ADVERTISEMENT

Simplifying the language of evidence to improve patient care

The Journal of Family Practice. 2004 February;53(2):111-120
Author and Disclosure Information

Strength of Recommendation Taxonomy (SORT): A patient-centered approach to grading evidence in the medical literature

Research evidence. This evidence is presented in publications of original research, involving collection of original data or the systematic review of other original research publications. It does not include editorials, opinion pieces, or review articles (other than systematic reviews or meta-analyses).

Review article. A nonsystematic overview of a topic is a review article. In most cases, it is not based on an exhaustive, structured review of the literature and does not evaluate the quality of included studies systematically.

Systematic reviews and meta-analyses. A systematic review is a critical assessment of existing evidence that addresses a focused clinical question, includes a comprehensive literature search, appraises the quality of studies, and reports results in a systematic manner. If the studies report comparable quantitative data and have a low degree of variation in their findings, a meta-analysis can be performed to derive a summary estimate of effect.

Most strength-of-evidence scales lack key elements

In March 2002, the Agency for Healthcare Research and Quality (AHRQ) published a report that summarized the state-of-the-art in methods of rating the strength of evidence.5 The report identified a large number of systems for rating the quality of individual studies: 20 for systematic reviews, 49 for randomized controlled trials, 19 for observational studies, and 18 for diagnostic test studies. It also identified 40 scales that graded the strength of a body of evidence consisting of 1 or more studies.

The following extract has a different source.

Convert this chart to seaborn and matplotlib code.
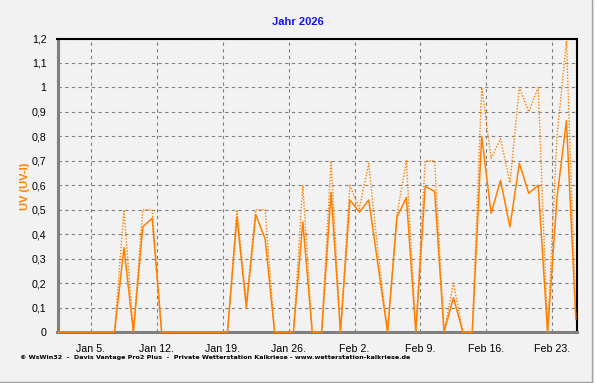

The authors of the AHRQ report proposed that any system for grading the strength of evidence should consider 3 key elements: quality, quantity, and consistency. Quality is the extent to which the identified studies minimize the opportunity for bias and is synonymous with the concept of validity. Quantity is the number of studies and subjects included in those studies. Consistency is the extent to which findings are similar between different studies on the same topic. Only 7 of the 40 systems identified and addressed all 3 elements.6-11

Strength of Recommendation Taxonomy (SORT) contains the key elements

The authors of this article represent the major family medicine journals in the United States and a large family practice academic consortium. Our process began with a series of electronic mail exchanges, was developed during a meeting of the editors, and continued through another series of electronic mail exchanges.

We decided our taxonomy for rating the strength of a recommendation should address the 3 key elements identified in the AHRQ report: quality, quantity, and consistency of evidence. We also were committed to creating a grading scale that could be applied by authors with varying degrees of expertise in evidence-based medicine and clinical epidemiology, and interpreted by physicians with little or no formal training in these areas. We believed that the taxonomy should address the issue of patientoriented evidence versus disease-oriented evidence explicitly and be consistent with the information mastery framework proposed by Slawson and Shaughnessy.2

After considering these criteria and reviewing the existing taxonomies for grading the strength of a recommendation, we decided that a new taxonomy was needed to reflect the needs of our specialty. Existing grading scales were focused on a particular kind of study (ie, prevention or treatment), were too complex, or did not take into account the type of outcome.

Our proposed taxonomy is called the Strength of Recommendations Taxonomy (SORT), and it is shown in Table 1. The taxonomy includes ratings of A, B, or C for the strength of recommendation for a body of evidence. The taxonomy also explains whether a body of evidence represents good-quality or limited-quality evidence, and whether evidence is consistent or inconsistent. The quality of individual studies is rated 1, 2, or 3; numbers are used to distinguish ratings of individual studies from the letters A, B, and C used to evaluate the strength of a recommendation based on a body of evidence. Figure 1 provides information about how to determine the strength of recommendation for management recommendations, and Figure 2 explains how to determine the level of evidence for an individual study. These 2 algorithms should be helpful to authors preparing papers for submission to family medicine journals. The algorithms are to be considered general guidelines, and special circumstances may dictate assignment of a different strength of recommendation (eg, a single, large, well-designed study in a diverse population may warrant an A-level recommendation).

Recommendations based only on improvements in surrogate or disease-oriented outcomes are always categorized as level C, because improvements in disease-oriented outcomes are not always associated with improve-ments in patient-oriented outcomes, as exemplified by several well-known findings from the medical literature. For example, doxazosin lowers blood pressure in African American patients—a seemingly beneficial outcome—but it also increases mortality.12 Similarly, encainide and flecainide reduce the incidence of arrhythmias after acute myocardial infarction, but they also increase mortality.13 Finasteride improves urinary flow rates, but it does not significantly improve urinary tract symptoms in patients with benign prostatic hypertrophy,14 while arthroscopic surgery for osteoarthritis of the knee improves the appearance of cartilage but does not reduce pain or improve joint function.15 Additional examples of clinical situations where disease-oriented evidence disagrees with patient—oriented evidence are shown in Table 2.12-24 Examples of how to apply the taxonomy are given in Table 3.